En Latinoamérica, dichos fenómenos se pueden observar en el caso de las migraciones masivas del campo a la ciudad que han tenido lugar en las últimas décadas y que han contribuido a la erosión, hasta la pérdida progresiva de las tradiciones y costumbres de los habitantes procedentes de las zonas rurales. Pero más allá de este cambio demográfico, también ha habido factores como la pobreza extrema, el analfabetismo y la ignorancia, que han facilitado en el individuo el desarrollo de un sentimiento de abandono, falta de protección y desarme ante la ineptitud de los partidos políticos y las estructuras democráticas, y, al mismo tiempo, un deseo de buscar aquella figura paternalista capaz de proteger y de proporcionar una mejor calidad de vida. En este contexto, aprovechando la situación desesperada de las masas, el dictador se sirve de una herramienta particularmente eficaz para conseguir el apoyo de la gente y poder controlarla: el populismo, una técnica tan utilizada ayer como hoy por un gran número de

políticos y de regímenes autoritarios en todo el continente latinoamericano.

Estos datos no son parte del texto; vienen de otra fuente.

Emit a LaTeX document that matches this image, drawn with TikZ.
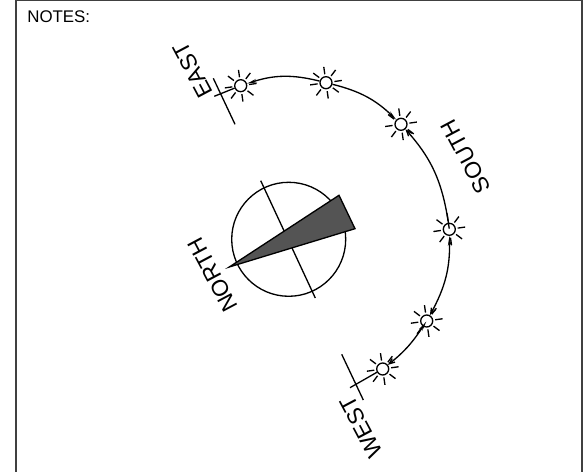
\documentclass[tikz,border=0pt]{standalone}
\usepackage{fontspec}
\setmainfont{Liberation Sans}
\usetikzlibrary{arrows.meta}

\begin{document}
\begin{tikzpicture}[
    x=0.02cm, y=0.02cm,
    every node/.style={font=\fontsize{9.6pt}{11pt}\selectfont},
    sun/.style={circle, draw, line width=0.75pt, inner sep=0pt, minimum size=0.24cm},
    dial/.style={circle, draw, line width=0.75pt, inner sep=0pt, minimum size=2.28cm},
    ray/.style={line width=0.75pt},
    tick/.style={line width=0.75pt},
    track/.style={line width=0.75pt},
    solidtip/.style={-{Stealth[length=2mm,width=0.7mm]}},
    opentip/.style={-{Straight Barb[length=1.1mm,width=0.9mm]}},
    bothtips/.style={{Stealth[length=2mm,width=0.7mm]}-{Straight Barb[length=1.1mm,width=0.9mm]}},
    label/.style={font=\fontsize{13pt}{15pt}\selectfont, rotate=118, inner sep=0pt},
]
\useasboundingbox (0,0) rectangle (588,472);
\draw[line width=0.85pt, black!75] (16,0) -- (16,471.4) -- (582,471.4) -- (582,0);
\node[anchor=base west, inner sep=0pt] (notes) at (27,449.5) {NOTES:};

% suns along the path
\foreach \name/\x/\y in {sun1/240.7/386.3, sun2/326/389.3, sun3/401/347.7,
                         sun4/449.3/242.7, sun5/426.7/151, sun6/382.7/103} {
  \node[sun] (\name) at (\x,\y) {};
  \foreach \a in {8,53,...,323}
    \draw[ray] ([shift={(\a:0.17cm)}]\name.center) -- ([shift={(\a:0.32cm)}]\name.center);
}
\draw[track, solidtip] (sun2) to[bend right=16] (sun1);
\draw[track, solidtip] (sun2) to[bend left=15] (sun3);
\draw[track, opentip, shorten <=-0.12cm] (sun4) to[bend right=17] (sun3);
\draw[track, bothtips] (sun4) to[bend left=15] (sun5);
\draw[track, bothtips, shorten <=-0.12cm] (sun5) to[bend left=9] (sun6);

% horizon marks
\coordinate (eastfar) at (214.3,375.7);
\coordinate (westfar) at (350,84.3);
\draw[tick] (213.3,393.7) -- (235,347.7);
\draw[tick] (eastfar) -- (sun1);
\draw[tick] (341.7,117.7) -- (363.3,72);
\draw[tick] (westfar) -- (sun6);

% compass
\node[dial] (dial) at (288.7,232.7) {};
\draw[tick] (260.7,291.3) -- (315.3,174);
\coordinate (tipa) at (229.3,205);
\coordinate (tipb) at (339,276.7);
\coordinate (tipc) at (355,243.3);
\draw[line width=0.75pt, fill=black!67] (tipa) -- (tipb) -- (tipc) -- cycle;

\node[label] (east) at (193,402) {EAST};
\node[label] (south) at (466,315.5) {SOUTH};
\node[label] (north) at (213,197) {NORTH};
\node[label] (west) at (361,45) {WEST};
\end{tikzpicture}
\end{document}
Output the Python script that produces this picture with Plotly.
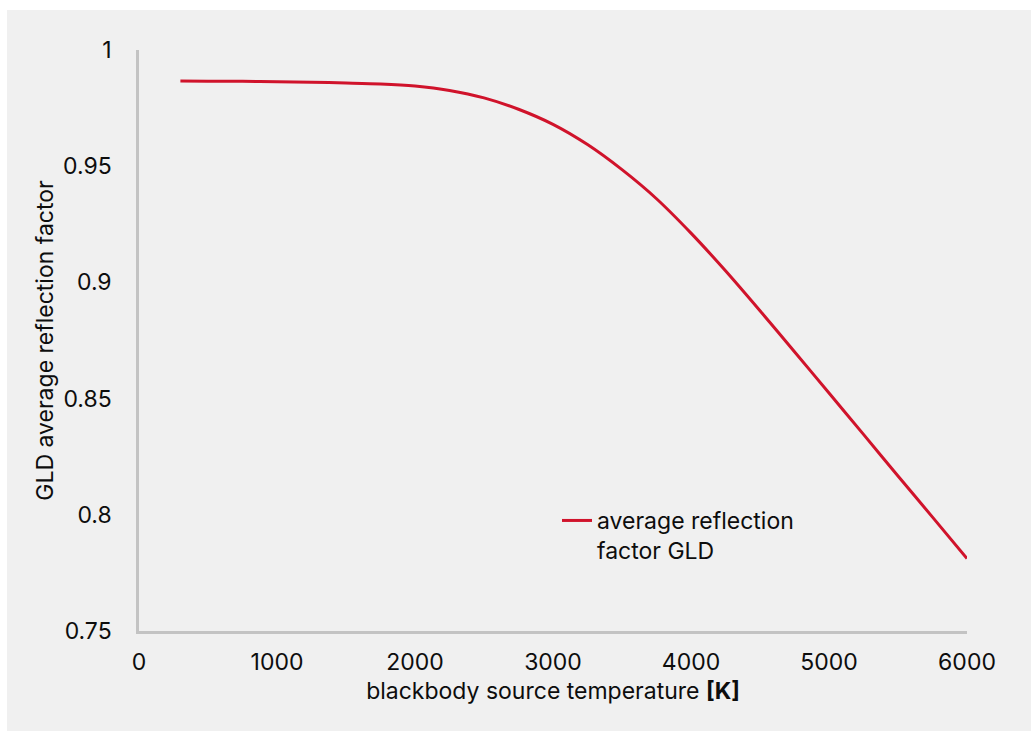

El populismo se instala allí a partir de los años 30 del siglo pasado, con características singulares, distintas a aquellas que las dos formas de populismo más reconocidas e importantes (rusa y norteamericana) habían desarrollado hasta el momento. Con el tiempo, se ha convertido en uno de los rasgos fundamentales de la cultura política latinoamericana y se va fácilmente adaptando a los procesos de la globalización. Hoy en día, el populismo no ha desaparecido, pero se ha transformado y adquirido nuevos atributos que le permiten acomodarse a los variados


escenarios histórico-políticos actuales, sin descuidar, por supuesto, aquellas peculiaridades que lo definen desde el punto de vista conceptual; representa “una dimensión de la acción política que se materializa a través de un discurso, estilo y forma de hacer política frecuentemente demagógica, adoptada por ciertos líderes y movimientos para conquistar votos, conseguir apoyo popular y materializar el poder político” (Patiño Aristizábal 2007: 242).

Semejante forma de representación e identificación política, acoplada a las condiciones específicas en las que evolucionan los pueblos latinoamericanos, recibe el nombre de neopopulismo. La gradual deslegitimación de las instituciones políticas tradicionales, la crisis de representación, la debilidad del régimen democrático y el desmantelamiento del modelo del Estado-protector posibilitó el “resurgimiento” de líderes populistas que, escudados en su carisma personal, se presentaron como salvadores de la nación y hombres providenciales restauradores del orden perdido. El neopopulismo deteriora el régimen político democrático, genera una

inseguridad institucional a mediano y largo plazo y sienta las bases de la aparición de los regímenes con tendencias autoritarias y personalistas.

Es consabido que desde los años 90 hasta la primera década del siglo XXI, en Latinoamérica se han consolidado progresivamente proyectos políticos y modelos de liderazgo de corte populista. Cabe destacar dos tendencias: el populismo de orientación neoliberal, que se adapta al contexto global, mantiene fluidas relaciones con las potencias económicas y políticas internacionales, pero promueve una estrategia altamente personalista (ej. Carlos Menem, Alberto Fujimori, Carlos Salinas de Gortari o Álvaro Uribe); y el populismo de izquierda que, recordando los principios de los movimientos populistas clásicos o de la primera generación, es profundamente nacionalista, paternalista y antiimperialista. Pese a que el discurso político se muestra crítico con las potencias internacionales y el neoliberalismo económico, mantiene fluidas relaciones comerciales con los países que, por lo demás, condena públicamente, lo cual podría parecer una incongruencia, pero los populistas actuales como los de antaño manejan un discurso versátil que se ajusta según las necesidades (p. ej. Hugo Chávez, Rafael Correa, Ollanta Humala o Evo Morales).

En todo caso, mientras no se demuestre que los líderes neopopulistas son incapaces de sustituir las instituciones tradicionales por estructuras políticas más deseables y no aparezcan


alternativas viables que incluyan los rasgos democráticos de los que carecen las actuales, ellos seguirán encarnando por muchos años en adelante el cambio y la democracia en el escenario político de las naciones latinoamericanas.